Want the best insurance rates you can get? Do these 5 things
Buy policies from same insurer
Many insurers will give you a discount if you purchase two or more types of coverage from them, Danise says. These discounts are typically offered to customers who buy homeowners, auto and umbrella policies from the same insurer, but a few companies offer discounts on life insurance.
Don’t automatically assume, though, that it’s cheaper to put all of your policies under one roof, says Joel Ohman, a financial planner and founder of InsuranceProviders.com. Discounts for multi-policy coverage range from 5% to 20%. If the discount is on the low end, you may get a better deal by buying policies from different companies, Ohman says.
Comparison shopping is particularly important if you have dings on your driving record, Danise says. Some insurers charge much lower rates for people with blemished driving records, she says.
Raise your deductibles
You can significantly reduce premiums for auto and homeowners insurance by carrying a higher deductible. Increasing your auto insurance deductible to $500 from $200 could reduce your collision and comprehensive coverage by 15% to 30%, according to the Insurance Information Institute, an industry-funded educational organization. Increasing your deductible to $1,000 could slash your premiums by 40% or more. Increasing the deductible on your homeowners policy to $1,000 from $500 could lower your premiums by up to 25%. For this strategy to work, you need to make sure you have enough in savings to cover the deductible, Danise says. Otherwise, you could find yourself unable to pay your share of the cost to repair your car or home.
You or your insurance agent should run the numbers to make sure raising a deductible is worthwhile, says Richard McGrath, president of McGrath Insurance Group in Sturbridge, Mass. You should save enough in premiums to cover the higher deductible in three or four years, he says.
Check rates before you buy
The Mercedes SL 65 AMG is a snazzy-looking ride, but be prepared to pay a lot of money to impress your friends. The average annual insurance premium for this roadster is $3,543, vs. $1,091 for a Chrysler Town & Country LX minivan, according to Insure.com’s annual list of vehicles with the highest and lowest insurance rates. Typically, minivans and small and midsize sport-utility vehicles have the lowest insurance rates, while sports cars and convertibles cost the most to insure, Danise says. Since insurance can add significantly to the cost of owning a vehicle, check with your insurer before you go to the dealer’s showroom. Consumer Reports recommends asking your car dealer to show you the “Relative Collision Insurance Cost Information Booklet,” produced annually by the National Highway Traffic Safety Administration.

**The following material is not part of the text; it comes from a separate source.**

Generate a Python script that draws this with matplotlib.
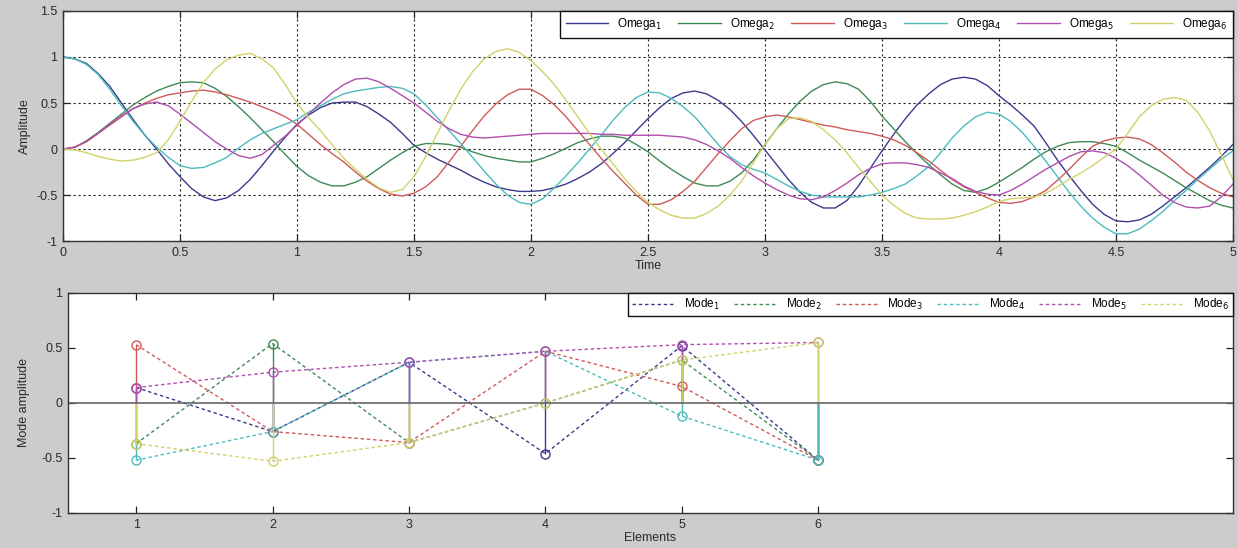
import numpy as np
import matplotlib
matplotlib.use("Agg")
import matplotlib.pyplot as plt

plt.rcParams["font.family"] = ["Liberation Sans", "DejaVu Sans"]

# ---- time responses, sampled every 0.05 s ----
time = np.linspace(0, 5, 101)

omega1 = [1.00, 0.98, 0.93, 0.82, 0.68, 0.50, 0.32, 0.15, 0.00, -0.16,
          -0.30, -0.43, -0.52, -0.56, -0.53, -0.45, -0.33, -0.18, -0.02, 0.13,
          0.27, 0.37, 0.45, 0.50, 0.51, 0.51, 0.46, 0.38, 0.29, 0.17,
          0.04, -0.04, -0.11, -0.17, -0.23, -0.30, -0.36, -0.41, -0.44, -0.46,
          -0.46, -0.45, -0.42, -0.38, -0.32, -0.25, -0.16, -0.05, 0.07, 0.20,
          0.33, 0.45, 0.55, 0.61, 0.63, 0.60, 0.53, 0.43, 0.30, 0.15,
          -0.01, -0.17, -0.33, -0.47, -0.58, -0.64, -0.64, -0.56, -0.40, -0.21,
          -0.02, 0.16, 0.33, 0.48, 0.60, 0.70, 0.76, 0.78, 0.76, 0.69,
          0.58, 0.48, 0.37, 0.25, 0.07, -0.12, -0.29, -0.45, -0.60, -0.71,
          -0.78, -0.79, -0.77, -0.71, -0.62, -0.52, -0.42, -0.31, -0.20, -0.08,
          0.05]
omega2 = [0.00, 0.02, 0.09, 0.18, 0.28, 0.38, 0.48, 0.56, 0.63, 0.68,
          0.72, 0.73, 0.72, 0.66, 0.57, 0.46, 0.34, 0.21, 0.08, -0.06,
          -0.19, -0.29, -0.36, -0.40, -0.40, -0.36, -0.30, -0.21, -0.12, -0.04,
          0.03, 0.06, 0.06, 0.05, 0.02, -0.03, -0.07, -0.10, -0.12, -0.14,
          -0.14, -0.10, -0.05, 0.01, 0.07, 0.11, 0.14, 0.14, 0.12, 0.05,
          -0.03, -0.13, -0.22, -0.30, -0.37, -0.40, -0.40, -0.35, -0.26, -0.12,
          0.05, 0.22, 0.38, 0.52, 0.63, 0.70, 0.73, 0.71, 0.65, 0.52,
          0.36, 0.22, 0.08, -0.05, -0.17, -0.28, -0.38, -0.45, -0.47, -0.43,
          -0.36, -0.28, -0.20, -0.11, -0.03, 0.03, 0.07, 0.08, 0.08, 0.06,
          0.03, -0.04, -0.12, -0.19, -0.26, -0.34, -0.42, -0.49, -0.56, -0.61,
          -0.64]
omega3 = [0.00, 0.02, 0.08, 0.17, 0.26, 0.35, 0.44, 0.50, 0.55, 0.59,
          0.61, 0.63, 0.64, 0.62, 0.59, 0.55, 0.51, 0.46, 0.41, 0.35,
          0.27, 0.16, 0.05, -0.05, -0.14, -0.25, -0.35, -0.43, -0.49, -0.51,
          -0.48, -0.41, -0.30, -0.14, 0.03, 0.20, 0.36, 0.49, 0.59, 0.65,
          0.65, 0.58, 0.48, 0.35, 0.20, 0.05, -0.10, -0.24, -0.37, -0.50,
          -0.60, -0.60, -0.55, -0.46, -0.35, -0.20, -0.05, 0.09, 0.22, 0.31,
          0.35, 0.37, 0.35, 0.32, 0.29, 0.26, 0.24, 0.21, 0.19, 0.17,
          0.14, 0.10, 0.04, -0.04, -0.13, -0.23, -0.33, -0.41, -0.47, -0.53,
          -0.58, -0.59, -0.57, -0.52, -0.45, -0.34, -0.22, -0.09, 0.03, 0.09,
          0.12, 0.13, 0.11, 0.05, -0.04, -0.14, -0.25, -0.34, -0.42, -0.48,
          -0.52]
omega4 = [1.00, 0.98, 0.92, 0.81, 0.65, 0.47, 0.30, 0.15, 0.02, -0.09,
          -0.18, -0.21, -0.20, -0.15, -0.09, 0.01, 0.10, 0.17, 0.22, 0.27,
          0.32, 0.40, 0.47, 0.54, 0.60, 0.63, 0.65, 0.67, 0.68, 0.66,
          0.60, 0.48, 0.34, 0.20, 0.06, -0.09, -0.24, -0.38, -0.50, -0.58,
          -0.60, -0.54, -0.42, -0.29, -0.15, 0.00, 0.15, 0.31, 0.45, 0.56,
          0.62, 0.61, 0.55, 0.46, 0.35, 0.20, 0.05, -0.08, -0.17, -0.22,
          -0.26, -0.33, -0.40, -0.46, -0.50, -0.52, -0.52, -0.52, -0.52, -0.50,
          -0.47, -0.43, -0.38, -0.29, -0.19, -0.04, 0.12, 0.25, 0.35, 0.40,
          0.38, 0.30, 0.18, 0.03, -0.13, -0.30, -0.47, -0.62, -0.75, -0.85,
          -0.92, -0.92, -0.87, -0.78, -0.68, -0.56, -0.45, -0.33, -0.22, -0.11,
          -0.02]
omega5 = [0.00, 0.02, 0.08, 0.17, 0.27, 0.36, 0.44, 0.49, 0.51, 0.47,
          0.38, 0.28, 0.18, 0.08, 0.00, -0.07, -0.10, -0.06, 0.04, 0.14,
          0.26, 0.38, 0.50, 0.61, 0.70, 0.76, 0.77, 0.73, 0.66, 0.58,
          0.50, 0.40, 0.30, 0.22, 0.16, 0.13, 0.12, 0.13, 0.14, 0.15,
          0.16, 0.17, 0.17, 0.17, 0.17, 0.17, 0.16, 0.16, 0.15, 0.15,
          0.15, 0.15, 0.14, 0.13, 0.10, 0.05, -0.02, -0.10, -0.20, -0.29,
          -0.37, -0.44, -0.50, -0.54, -0.55, -0.52, -0.45, -0.37, -0.28, -0.21,
          -0.16, -0.15, -0.15, -0.17, -0.20, -0.26, -0.32, -0.40, -0.46, -0.49,
          -0.50, -0.45, -0.38, -0.30, -0.22, -0.15, -0.08, -0.03, -0.02, -0.04,
          -0.10, -0.18, -0.28, -0.39, -0.50, -0.58, -0.63, -0.64, -0.62, -0.52,
          -0.38]
omega6 = [0.00, -0.01, -0.04, -0.08, -0.11, -0.13, -0.12, -0.09, -0.04, 0.10,
          0.30, 0.52, 0.72, 0.87, 0.97, 1.02, 1.04, 0.98, 0.88, 0.70,
          0.50, 0.34, 0.20, 0.05, -0.10, -0.22, -0.33, -0.42, -0.47, -0.44,
          -0.30, -0.08, 0.17, 0.42, 0.65, 0.84, 0.98, 1.06, 1.09, 1.05,
          0.96, 0.84, 0.70, 0.53, 0.35, 0.17, 0.00, -0.16, -0.32, -0.46,
          -0.58, -0.66, -0.72, -0.75, -0.75, -0.70, -0.62, -0.50, -0.35, -0.15,
          0.05, 0.22, 0.33, 0.34, 0.30, 0.21, 0.10, -0.04, -0.20, -0.35,
          -0.50, -0.61, -0.70, -0.75, -0.76, -0.76, -0.75, -0.72, -0.68, -0.63,
          -0.57, -0.54, -0.53, -0.52, -0.48, -0.41, -0.33, -0.26, -0.18, -0.09,
          0.00, 0.17, 0.35, 0.47, 0.54, 0.56, 0.53, 0.40, 0.20, -0.06,
          -0.33]

# ---- mode shapes ----
elements = [1, 2, 3, 4, 5, 6]
mode1 = [0.14, -0.26, 0.37, -0.46, 0.52, -0.52]
mode2 = [-0.37, 0.54, -0.36, 0.00, 0.39, -0.52]
mode3 = [0.53, -0.26, -0.36, 0.47, 0.15, -0.52]
mode4 = [-0.52, -0.26, 0.37, 0.47, -0.12, -0.52]
mode5 = [0.14, 0.28, 0.37, 0.47, 0.53, 0.55]
mode6 = [-0.37, -0.53, -0.36, 0.00, 0.39, 0.55]

responses = [omega1, omega2, omega3, omega4, omega5, omega6]
modes = [mode1, mode2, mode3, mode4, mode5, mode6]
colors = ["#3a3a8e", "#3f8a55", "#d05a5a", "#4cbcbc", "#b04fb0", "#d2d26a"]

txt = "#2a2a2a"
fig = plt.figure(figsize=(12.38, 5.48), dpi=100, facecolor="#cccccc")

# top: amplitude vs time
ax1 = fig.add_axes([0.0509, 0.560, 0.945, 0.420])
for k, (y, c) in enumerate(zip(responses, colors)):
    ax1.plot(time, y, color=c, lw=1.0, label="Omega$_%d$" % (k + 1))
ax1.set_xlim(0, 5)
ax1.set_ylim(-1, 1.5)
ax1.set_xticks(np.arange(0, 5.01, 0.5))
ax1.set_xticklabels(["0", "0.5", "1", "1.5", "2", "2.5", "3", "3.5", "4", "4.5", "5"])
ax1.set_yticks([-1, -0.5, 0, 0.5, 1, 1.5])
ax1.set_yticklabels(["-1", "-0.5", "0", "0.5", "1", "1.5"])
ax1.grid(True, color="#222222", linestyle=(0, (2, 2.5)), lw=0.8)
ax1.set_xlabel("Time", fontsize=9, color=txt, labelpad=1)
ax1.set_ylabel("Amplitude", fontsize=9, color=txt, labelpad=4)
ax1.legend(loc="upper right", ncol=6, mode="expand",
           bbox_to_anchor=(0.425, 0.852, 0.575, 0.148),
           fontsize=8.5, frameon=True, fancybox=False, framealpha=1,
           edgecolor="#111111", handlelength=3.6, handletextpad=0.8,
           columnspacing=0.8, borderaxespad=0, borderpad=0.45)

# bottom: mode shapes (dashed lines plus stems)
ax2 = fig.add_axes([0.0549, 0.0639, 0.941, 0.4015])
for k, (m, c) in enumerate(zip(modes, colors)):
    ax2.plot(elements, m, color=c, lw=1.0, linestyle=(0, (2.5, 2)),
             label="Mode$_%d$" % (k + 1))
for m, c in zip(modes, colors):
    ax2.vlines(elements, 0, m, color=c, lw=1.0)
    ax2.plot(elements, m, linestyle="none", marker="o", ms=6.5,
             mfc="none", mec=c, mew=1.0)
ax2.axhline(0, color="#666666", lw=1.2)
ax2.set_xlim(0.5, 9.04)
ax2.set_ylim(-1, 1)
ax2.set_xticks(elements)
ax2.set_yticks([-1, -0.5, 0, 0.5, 1])
ax2.set_yticklabels(["-1", "-0.5", "0", "0.5", "1"])
ax2.set_xlabel("Elements", fontsize=9, color=txt, labelpad=1)
ax2.set_ylabel("Mode amplitude", fontsize=9, color=txt, labelpad=8)
ax2.legend(loc="upper right", ncol=6, mode="expand",
           bbox_to_anchor=(0.481, 0.864, 0.519, 0.136),
           fontsize=8.5, frameon=True, fancybox=False, framealpha=1,
           edgecolor="#111111", handlelength=3.6, handletextpad=0.8,
           columnspacing=0.8, borderaxespad=0, borderpad=0.35)

for ax in (ax1, ax2):
    ax.set_facecolor("white")
    ax.tick_params(direction="in", top=True, right=True, length=5,
                   width=0.9, labelsize=9, colors="#222222",
                   labelcolor=txt, pad=4)
    for s in ax.spines.values():
        s.set_color("#333333")
        s.set_linewidth(1.0)

fig.savefig("out.png", dpi=100, facecolor=fig.get_facecolor())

Likewise, consumers should take the cost of insurance into account when they’re shopping for a home. You may pay lower homeowners insurance premiums for a new home than for the charming 1920s bungalow on the other side of the street. Have you always dreamed of owning a home near the water? Check insurance rates before you buy that beach house. Homeowners insurance rates in some coastal areas have shot up 30% or more since Hurricane Katrina.
Look for discounts
You probably know that a safe driving record will get you a lower auto insurance rate. But did you know you can also get a lower rate by taking the bus to work? Many insurers offer a low-mileage discount for policyholders who drive below an annual threshold, typically 5,000 to 8,000 miles a year, Danise says. Most states require insurers to give a discount to drivers 55 or older who complete a defensive driving course, and a few require insurers to give a discount to anyone who completes such a course. You may also qualify for a discount if your car contains certain safety features, such as a car alarm.
Discounts can also reduce the cost of adding a teenage driver to your policy. Many insurers offer better rates for teenagers who have good grades. Others will lower your rate if you agree to install a monitoring device that tracks your child’s driving habits.
Maintain good credit
You may think that your credit score has nothing to do with your driving habits, or the likelihood your house will burn down. Insurance companies disagree. They say that there’s a statistical correlation between credit scores and the likelihood someone will file an insurance claim. Consequently, drivers and homeowners with low scores often pay higher premiums than those with pristine credit. Consumer groups have criticized this practice, arguing that it discriminates against minorities and low-income consumers. A few states have enacted legislation that limits insurers’ ability to use credit scores to set rates.